Ownership rules amended

  • 2011-07-13
  • Staff and wire reports

RIGA - Latvia’s Saeima, feeling the pressure from a population that is fed up with widespread corruption and the self-styled immunity politicians have awarded themselves, on July 8 approved amendments to the Commercial Law in the second and final reading, which mandates that the names of actual beneficiaries of offshore company owners must be made known, reports news agency LETA. Eighty-three parliament members voted for the amendments, whilst one MP, Andris Skele (For a Good Latvia), abstained.

Former President Valdis Zatlers on June 16 said that he was pleased that Saeima, in this bill’s first reading, voted for disclosing the names of offshore company owners, saying that MPs have “heard the people’s voice.” MPs had even put the bill on the “fast track” approval process.

The law stipulates that individual company shareholders are considered the actual beneficiaries if, according to the Law on Prevention of Money Laundering and Terrorism Financing, no other individual is considered to be the true beneficiary.
Every shareholder, who officially holds at least 25 percent of a given company’s shares while the true beneficiary is someone else, must report it to the company in 14 days time and reveal the true beneficiary’s name.

However, every legal entity that holds at least 25 percent of a company’s shares and was not established according to the European Union member states’ laws must report its founders, shareholders and/or beneficiaries to the given company in 14 days time. The company will then submit the report to the Commercial Register during the next 14 days.
The amendments will come into force on July 13, 2011.

In a reflection of recent public dissatisfaction with the state of corruption and oligarch control of the levers of the economy, Saeima’s Human Rights and Public Affairs Committee already on June 15 decided that the Law on Press and Other Mass Media will be amended, so that mass media would have to reveal their owners, those who hold at least five percent of their shares.

When the amendments come into force, mass media will have six months to reveal their owners. If the mass media companies’ ownership changes, they must inform about their new owners within a month.
The amendments will also “borrow” several regulations from the British legislation. The media owners, who will want to establish new media companies, will also have to provide information about their connection with bankruptcy or insolvency cases and shares in previous companies.

If the media is established by a company, it will have to submit the scheme of its structure, explaining the founder’s ownership rights, the proportion of shares and the number of a particular company’s shares in different companies.
Even though the 10th Saeima concluded its spring session already on June 21 and the referendum on dissolution of Saeima will be held on July 23, the committee decided to set up a task force to come up with solutions for how to prevent offshore companies from purchasing Latvian media.

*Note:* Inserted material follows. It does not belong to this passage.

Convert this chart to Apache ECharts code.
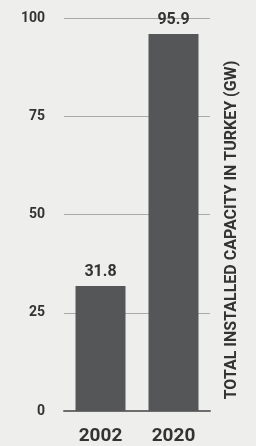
<!DOCTYPE html>
<html>
<head>
<meta charset="utf-8">
<script src="https://cdn.jsdelivr.net/npm/echarts@6/dist/echarts.min.js"></script>
<style>
    html, body { margin: 0; padding: 0; background: #eeeeed; }
    #chart { width: 256px; height: 446px; }
</style>
</head>
<body>
<div id="chart"></div>
<script>
    var years = ['2002', '2020'];
    var capacity = [31.8, 95.9];
    var yTicks = [0, 25, 50, 75, 100];
    var axisTitle = 'TOTAL INSTALLED CAPACITY IN TURKEY (GW)';

    var chart = echarts.init(document.getElementById('chart'));
    var font = 'Roboto, "DejaVu Sans Condensed", sans-serif';

    var option = {
        backgroundColor: '#eeeeed',
        animation: false,
        grid: { left: 64, right: 46, top: 18, bottom: 34 },
        xAxis: {
            type: 'category',
            data: years,
            axisTick: { show: false },
            axisLine: { lineStyle: { color: '#6d6d6d', width: 2 } },
            axisLabel: {
                color: '#333', fontFamily: font, fontWeight: 'bold', fontSize: 19, margin: 16
            }
        },
        yAxis: {
            type: 'value',
            min: yTicks[0], max: yTicks[yTicks.length - 1], interval: 25,
            axisLine: { show: false },
            axisTick: { show: false },
            splitLine: { lineStyle: { color: '#aaa', width: 1 } },
            axisLabel: {
                color: '#333', fontFamily: font, fontWeight: 'bold', fontSize: 14, margin: 19
            }
        },
        graphic: [{
            type: 'text',
            x: 232, y: 230,
            rotation: Math.PI / 2,
            style: {
                text: axisTitle,
                fill: '#333',
                font: 'bold 16px ' + font,
                textAlign: 'center',
                textVerticalAlign: 'middle'
            }
        }],
        series: [{
            type: 'bar',
            data: capacity,
            barWidth: 50,
            itemStyle: { color: '#555657' },
            label: {
                show: true, position: 'top', distance: 6,
                color: '#333', fontFamily: font, fontWeight: 'bold', fontSize: 16
            }
        }]
    };
    chart.setOption(option);
</script>
</body>
</html>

Highlighting the country’s active role in massive money laundering schemes, just last month another organized crime group, this time in Ukraine, was uncovered, with ties to Latvia. The group’s members, Latvian citizens, were laundering money through multi-million dollar public procurements. However, they still have not been taken into custody and no charges have been pressed against them.

The TV3 broadcast ‘Neka personiga’ (Nothing personal) reports that panic has spread among high-ranking Ukrainian officials, because the influential energy and oil minister must now explain why the state company Cernomornaftogaz spent 400 million dollars on an oil rig that does not cost more than 248 million dollars.
The purchase of the rig was conducted via a fixed tender. Two offshore companies, headed by Latvian citizens Stanislavs Gorins and Eriks Vanagels, offered the rig at exorbitant prices.

Vanagels is connected with the company Stabu 58, which belongs to former security service employees. The company used to earn money by storage of cars seized from intoxicated drivers.
The Ukrainian press reports that the money laundering scheme included not only 71-year-old Vanagels, but also his 44-year-old son. ‘Neka personiga’ met with Gorins at his office in Riga. The insurance broker claims that he is not familiar with Vanagels and has no idea who is using his signature on the offshore companies’ documents.
Even though it is still not clear whether these persons are capable of implementing such a large-scale money laundering affair, Business New Europe reporters have revealed that there are links between Gorins and Vanagels, and both Latvians also had other successful deals in Ukraine.

It was earlier reported that, according to the information made available after the Corruption Prevention Bureau’s (CPB) searches, Latvian political heavyweights are the ones who benefit from multiple offshore companies, as the state budget loses millions of lats as these persons channel the money into their own pockets, which directly affects everyone in Latvia.
Economy Minister Artis Kampars (Unity) pointed out that “Latvia differs from other countries in that most of the offshore companies abroad are established to hide the true identity of their owners or people who benefit from these companies.

However, information that has become available to the public on CPB’s searches proves that Latvian political heavyweights are the ones who benefit from the multiple offshore companies that are registered abroad,” says Kampars.
Kampars wants to see Europe change the system of hidden offshore accounts.
The amendments were promulgated on July 12.